Evaluation und mechanische Türken

In einer der vielen Geschichten von Stanislaw Lem (ich erinnere mich leider nicht mehr an den Titel, wer kann mir helfen?) kommt ein Raumfahrer auf einen fremden Planeten, der von Robotern bevölkert ist. Da er ihre Gefährlichkeit nicht einschätzen kann, versteckt sich der Raumfahrer in einer leeren Roboterhülle und spielt, selbst Roboter zu sein. Erst nach einigen aufregenden Abenteuern erfährt er, dass auch alle anderen Roboter lediglich Hüllen sind, in denen Menschen stecken, die wiederum Roboter spielen, weil sie vor den anderen Robotern Angst haben.
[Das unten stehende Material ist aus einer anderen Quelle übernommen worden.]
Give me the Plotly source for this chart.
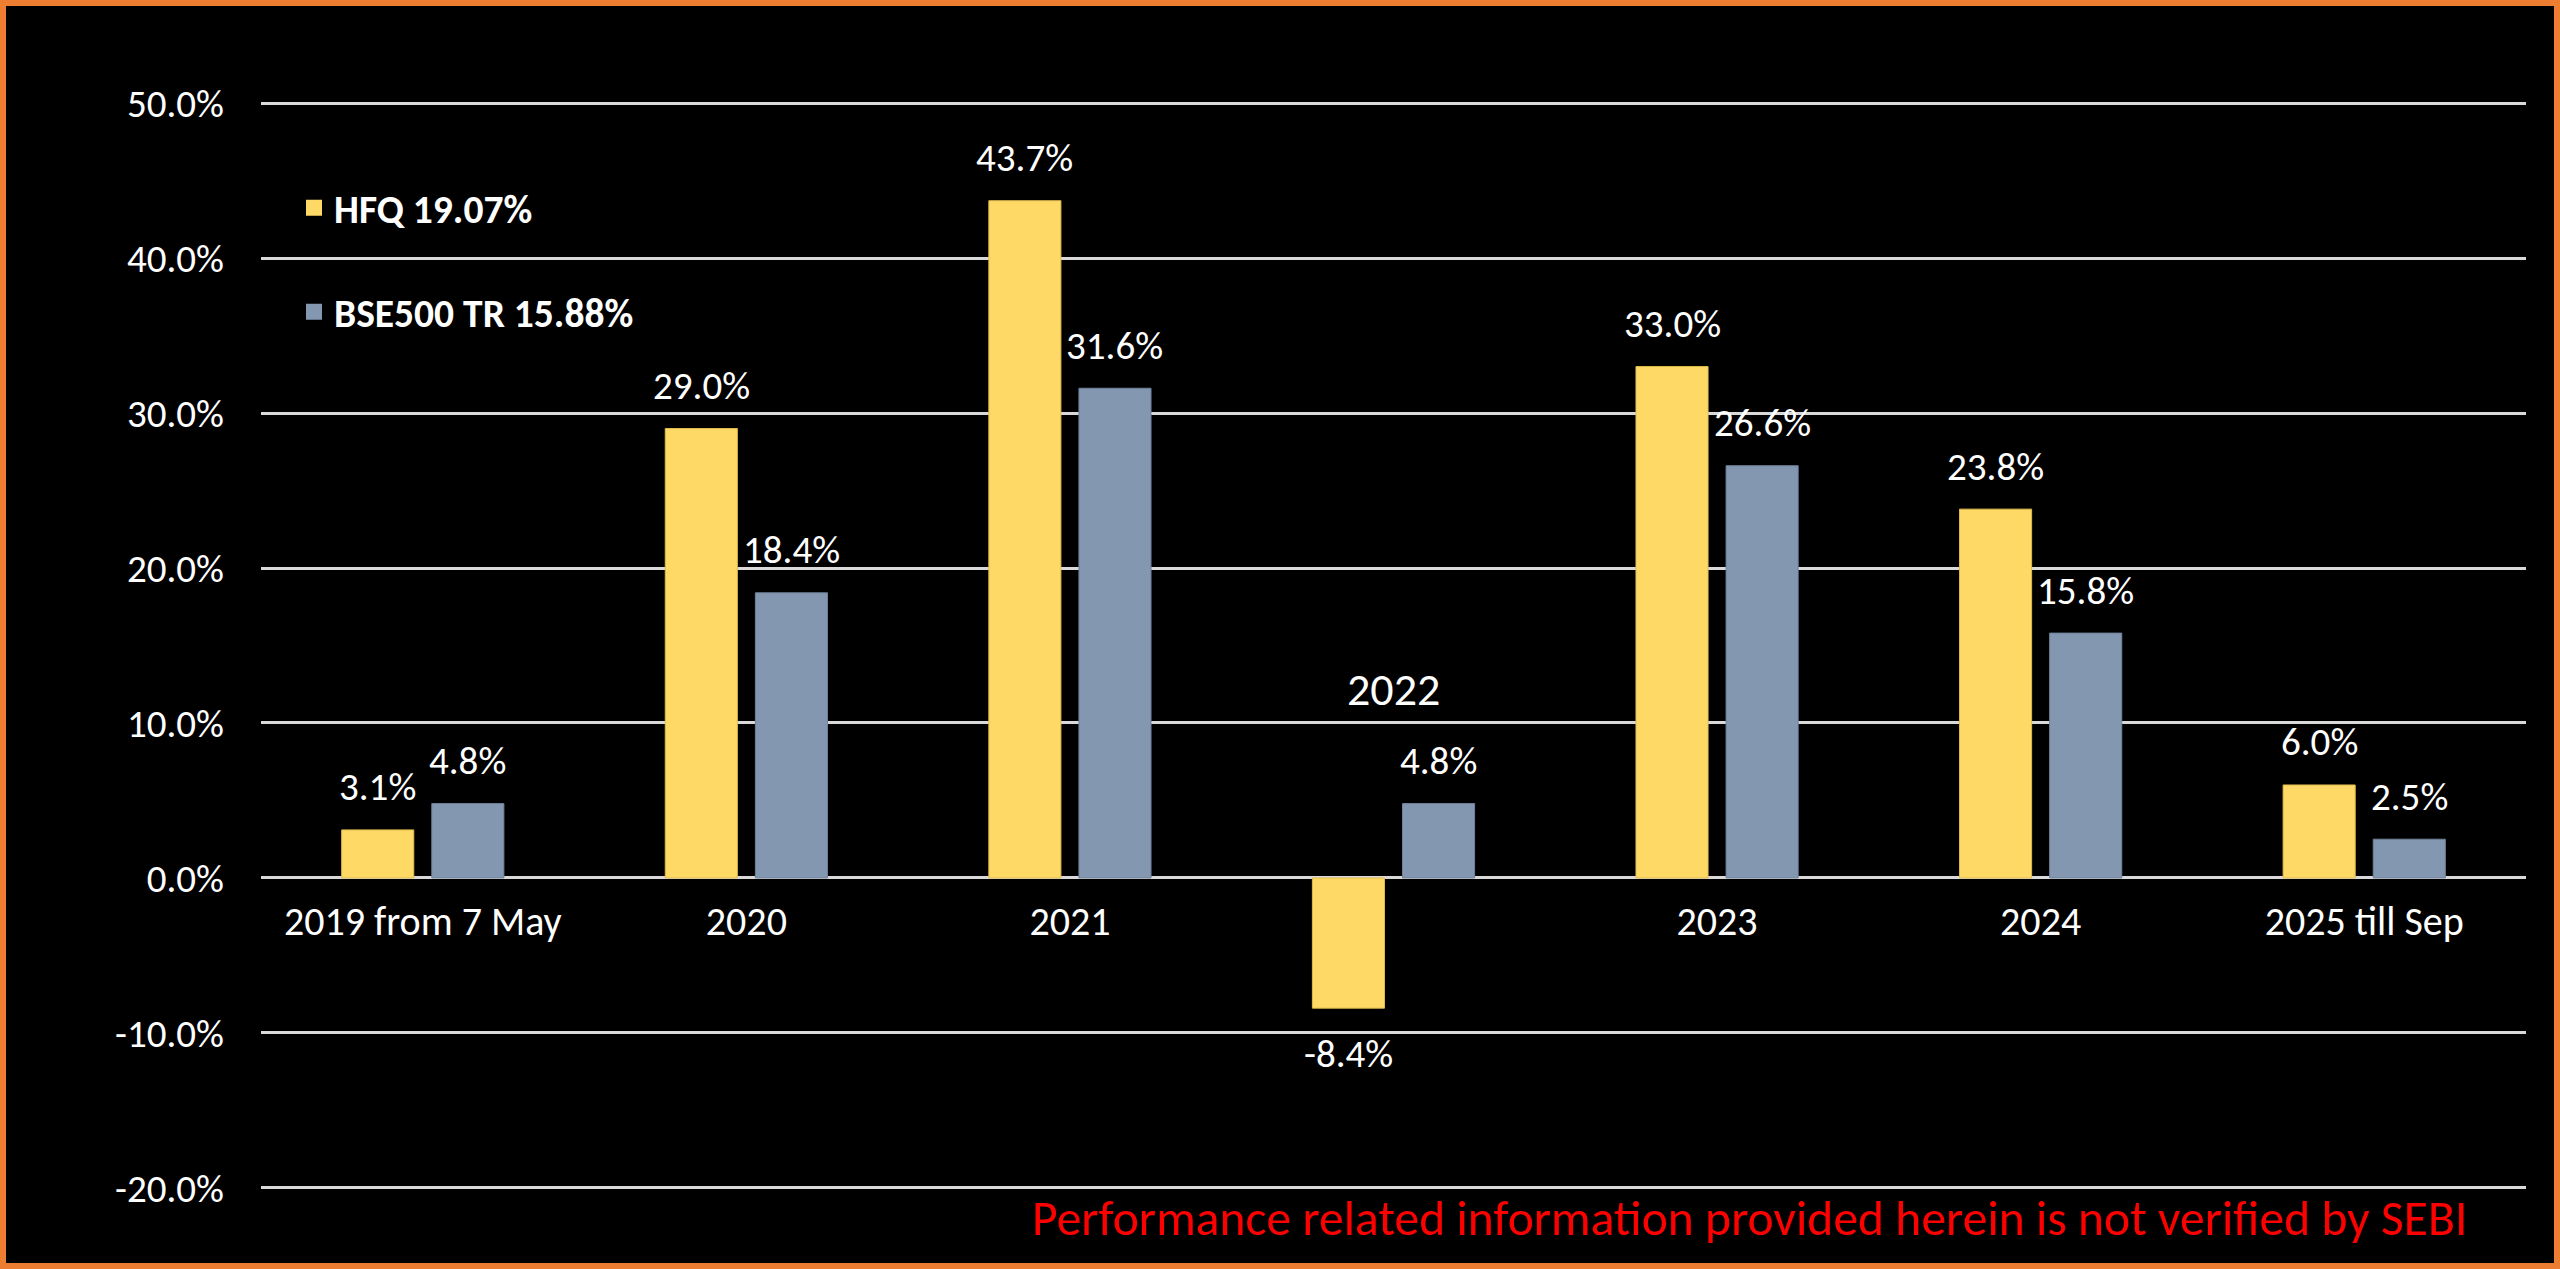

Mechanische Apparate faszinierten schon immer die Menschen. Sie waren eine der Hauptattraktionen an den Fürstenhöfen Europas, aber nicht immer hielt die technische Fertigkeit Schritt mit den Fantasien und Erwartungen der Menschen. Manchmal bedurfte es dann doch eines kleinen Tricks, um tatsächlich raffinierte und intelligente Apparate zu präsentieren. Dann steckte man nicht selten einfach einen Menschen hinein in den Kasten, den man nicht sah.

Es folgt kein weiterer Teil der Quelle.